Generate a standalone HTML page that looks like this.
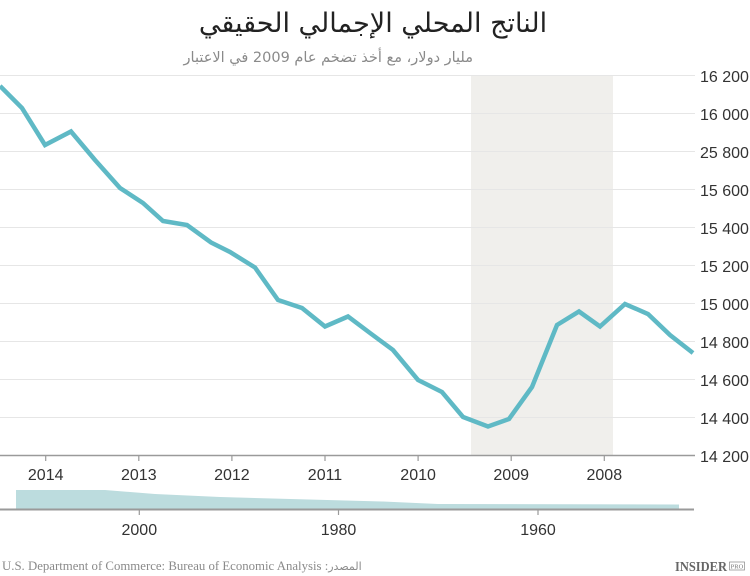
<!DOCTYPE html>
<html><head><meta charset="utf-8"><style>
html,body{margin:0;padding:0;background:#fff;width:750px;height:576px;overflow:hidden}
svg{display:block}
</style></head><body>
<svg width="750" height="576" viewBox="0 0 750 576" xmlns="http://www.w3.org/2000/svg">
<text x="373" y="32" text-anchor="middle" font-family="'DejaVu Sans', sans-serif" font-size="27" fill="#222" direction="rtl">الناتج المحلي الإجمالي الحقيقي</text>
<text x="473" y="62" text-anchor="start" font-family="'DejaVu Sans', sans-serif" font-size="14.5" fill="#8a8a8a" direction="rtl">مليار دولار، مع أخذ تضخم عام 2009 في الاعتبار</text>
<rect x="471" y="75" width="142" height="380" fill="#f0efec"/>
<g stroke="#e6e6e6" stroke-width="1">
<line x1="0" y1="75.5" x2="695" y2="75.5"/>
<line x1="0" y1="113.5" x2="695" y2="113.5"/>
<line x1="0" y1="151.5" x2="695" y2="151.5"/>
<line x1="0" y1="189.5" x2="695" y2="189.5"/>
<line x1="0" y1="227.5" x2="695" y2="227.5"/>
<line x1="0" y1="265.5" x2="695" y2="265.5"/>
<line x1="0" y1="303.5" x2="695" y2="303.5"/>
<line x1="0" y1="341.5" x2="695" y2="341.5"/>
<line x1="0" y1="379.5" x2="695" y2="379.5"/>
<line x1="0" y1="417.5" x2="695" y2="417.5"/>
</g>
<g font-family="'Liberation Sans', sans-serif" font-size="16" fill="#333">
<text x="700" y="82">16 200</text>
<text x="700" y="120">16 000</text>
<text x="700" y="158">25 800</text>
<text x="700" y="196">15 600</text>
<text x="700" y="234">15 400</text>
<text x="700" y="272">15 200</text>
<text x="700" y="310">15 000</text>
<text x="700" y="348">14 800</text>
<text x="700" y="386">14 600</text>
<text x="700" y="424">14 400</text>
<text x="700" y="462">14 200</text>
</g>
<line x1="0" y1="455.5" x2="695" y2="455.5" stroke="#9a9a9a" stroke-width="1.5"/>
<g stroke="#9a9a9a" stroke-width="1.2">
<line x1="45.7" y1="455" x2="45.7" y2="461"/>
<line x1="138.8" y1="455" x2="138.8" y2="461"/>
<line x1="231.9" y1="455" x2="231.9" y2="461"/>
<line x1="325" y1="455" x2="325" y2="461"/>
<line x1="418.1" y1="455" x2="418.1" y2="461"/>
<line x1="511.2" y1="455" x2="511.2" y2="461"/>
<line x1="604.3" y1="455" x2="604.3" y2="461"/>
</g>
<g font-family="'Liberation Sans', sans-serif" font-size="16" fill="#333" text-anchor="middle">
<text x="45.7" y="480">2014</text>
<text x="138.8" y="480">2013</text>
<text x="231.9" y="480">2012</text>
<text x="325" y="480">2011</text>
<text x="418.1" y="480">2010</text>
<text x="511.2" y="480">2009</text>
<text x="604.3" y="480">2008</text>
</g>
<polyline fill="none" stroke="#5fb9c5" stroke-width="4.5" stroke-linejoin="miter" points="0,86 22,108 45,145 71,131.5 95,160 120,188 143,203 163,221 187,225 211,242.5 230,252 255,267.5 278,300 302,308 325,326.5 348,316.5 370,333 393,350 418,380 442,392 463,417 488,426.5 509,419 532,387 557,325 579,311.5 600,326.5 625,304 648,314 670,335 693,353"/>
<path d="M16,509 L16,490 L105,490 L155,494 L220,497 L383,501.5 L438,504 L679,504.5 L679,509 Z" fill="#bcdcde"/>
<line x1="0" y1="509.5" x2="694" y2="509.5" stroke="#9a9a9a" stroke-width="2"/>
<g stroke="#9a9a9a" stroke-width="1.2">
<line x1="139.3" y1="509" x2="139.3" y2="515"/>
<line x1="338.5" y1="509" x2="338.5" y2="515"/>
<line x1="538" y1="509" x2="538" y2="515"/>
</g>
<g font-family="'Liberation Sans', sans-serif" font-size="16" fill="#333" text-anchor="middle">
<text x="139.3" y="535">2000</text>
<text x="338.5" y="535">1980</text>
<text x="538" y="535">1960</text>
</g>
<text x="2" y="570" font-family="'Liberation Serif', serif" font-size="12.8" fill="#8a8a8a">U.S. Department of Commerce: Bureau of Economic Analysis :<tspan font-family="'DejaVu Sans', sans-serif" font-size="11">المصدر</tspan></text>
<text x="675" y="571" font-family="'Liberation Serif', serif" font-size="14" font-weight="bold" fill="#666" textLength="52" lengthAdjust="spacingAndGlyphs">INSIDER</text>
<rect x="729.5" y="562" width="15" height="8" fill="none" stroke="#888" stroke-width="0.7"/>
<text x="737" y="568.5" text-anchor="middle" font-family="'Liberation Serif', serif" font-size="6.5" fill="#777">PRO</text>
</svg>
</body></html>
------------------------------------
**PROBLEM:**
Repeat the material above word for word, please, apart from its images.

**REPLY:**
Generate a standalone HTML page that looks like this.
<!DOCTYPE html>
<html><head><meta charset="utf-8"><style>
html,body{margin:0;padding:0;background:#fff;width:750px;height:576px;overflow:hidden}
svg{display:block}
</style></head><body>
<svg width="750" height="576" viewBox="0 0 750 576" xmlns="http://www.w3.org/2000/svg">
<text x="373" y="32" text-anchor="middle" font-family="'DejaVu Sans', sans-serif" font-size="27" fill="#222" direction="rtl">الناتج المحلي الإجمالي الحقيقي</text>
<text x="473" y="62" text-anchor="start" font-family="'DejaVu Sans', sans-serif" font-size="14.5" fill="#8a8a8a" direction="rtl">مليار دولار، مع أخذ تضخم عام 2009 في الاعتبار</text>
<rect x="471" y="75" width="142" height="380" fill="#f0efec"/>
<g stroke="#e6e6e6" stroke-width="1">
<line x1="0" y1="75.5" x2="695" y2="75.5"/>
<line x1="0" y1="113.5" x2="695" y2="113.5"/>
<line x1="0" y1="151.5" x2="695" y2="151.5"/>
<line x1="0" y1="189.5" x2="695" y2="189.5"/>
<line x1="0" y1="227.5" x2="695" y2="227.5"/>
<line x1="0" y1="265.5" x2="695" y2="265.5"/>
<line x1="0" y1="303.5" x2="695" y2="303.5"/>
<line x1="0" y1="341.5" x2="695" y2="341.5"/>
<line x1="0" y1="379.5" x2="695" y2="379.5"/>
<line x1="0" y1="417.5" x2="695" y2="417.5"/>
</g>
<g font-family="'Liberation Sans', sans-serif" font-size="16" fill="#333">
<text x="700" y="82">16 200</text>
<text x="700" y="120">16 000</text>
<text x="700" y="158">25 800</text>
<text x="700" y="196">15 600</text>
<text x="700" y="234">15 400</text>
<text x="700" y="272">15 200</text>
<text x="700" y="310">15 000</text>
<text x="700" y="348">14 800</text>
<text x="700" y="386">14 600</text>
<text x="700" y="424">14 400</text>
<text x="700" y="462">14 200</text>
</g>
<line x1="0" y1="455.5" x2="695" y2="455.5" stroke="#9a9a9a" stroke-width="1.5"/>
<g stroke="#9a9a9a" stroke-width="1.2">
<line x1="45.7" y1="455" x2="45.7" y2="461"/>
<line x1="138.8" y1="455" x2="138.8" y2="461"/>
<line x1="231.9" y1="455" x2="231.9" y2="461"/>
<line x1="325" y1="455" x2="325" y2="461"/>
<line x1="418.1" y1="455" x2="418.1" y2="461"/>
<line x1="511.2" y1="455" x2="511.2" y2="461"/>
<line x1="604.3" y1="455" x2="604.3" y2="461"/>
</g>
<g font-family="'Liberation Sans', sans-serif" font-size="16" fill="#333" text-anchor="middle">
<text x="45.7" y="480">2014</text>
<text x="138.8" y="480">2013</text>
<text x="231.9" y="480">2012</text>
<text x="325" y="480">2011</text>
<text x="418.1" y="480">2010</text>
<text x="511.2" y="480">2009</text>
<text x="604.3" y="480">2008</text>
</g>
<polyline fill="none" stroke="#5fb9c5" stroke-width="4.5" stroke-linejoin="miter" points="0,86 22,108 45,145 71,131.5 95,160 120,188 143,203 163,221 187,225 211,242.5 230,252 255,267.5 278,300 302,308 325,326.5 348,316.5 370,333 393,350 418,380 442,392 463,417 488,426.5 509,419 532,387 557,325 579,311.5 600,326.5 625,304 648,314 670,335 693,353"/>
<path d="M16,509 L16,490 L105,490 L155,494 L220,497 L383,501.5 L438,504 L679,504.5 L679,509 Z" fill="#bcdcde"/>
<line x1="0" y1="509.5" x2="694" y2="509.5" stroke="#9a9a9a" stroke-width="2"/>
<g stroke="#9a9a9a" stroke-width="1.2">
<line x1="139.3" y1="509" x2="139.3" y2="515"/>
<line x1="338.5" y1="509" x2="338.5" y2="515"/>
<line x1="538" y1="509" x2="538" y2="515"/>
</g>
<g font-family="'Liberation Sans', sans-serif" font-size="16" fill="#333" text-anchor="middle">
<text x="139.3" y="535">2000</text>
<text x="338.5" y="535">1980</text>
<text x="538" y="535">1960</text>
</g>
<text x="2" y="570" font-family="'Liberation Serif', serif" font-size="12.8" fill="#8a8a8a">U.S. Department of Commerce: Bureau of Economic Analysis :<tspan font-family="'DejaVu Sans', sans-serif" font-size="11">المصدر</tspan></text>
<text x="675" y="571" font-family="'Liberation Serif', serif" font-size="14" font-weight="bold" fill="#666" textLength="52" lengthAdjust="spacingAndGlyphs">INSIDER</text>
<rect x="729.5" y="562" width="15" height="8" fill="none" stroke="#888" stroke-width="0.7"/>
<text x="737" y="568.5" text-anchor="middle" font-family="'Liberation Serif', serif" font-size="6.5" fill="#777">PRO</text>
</svg>
</body></html>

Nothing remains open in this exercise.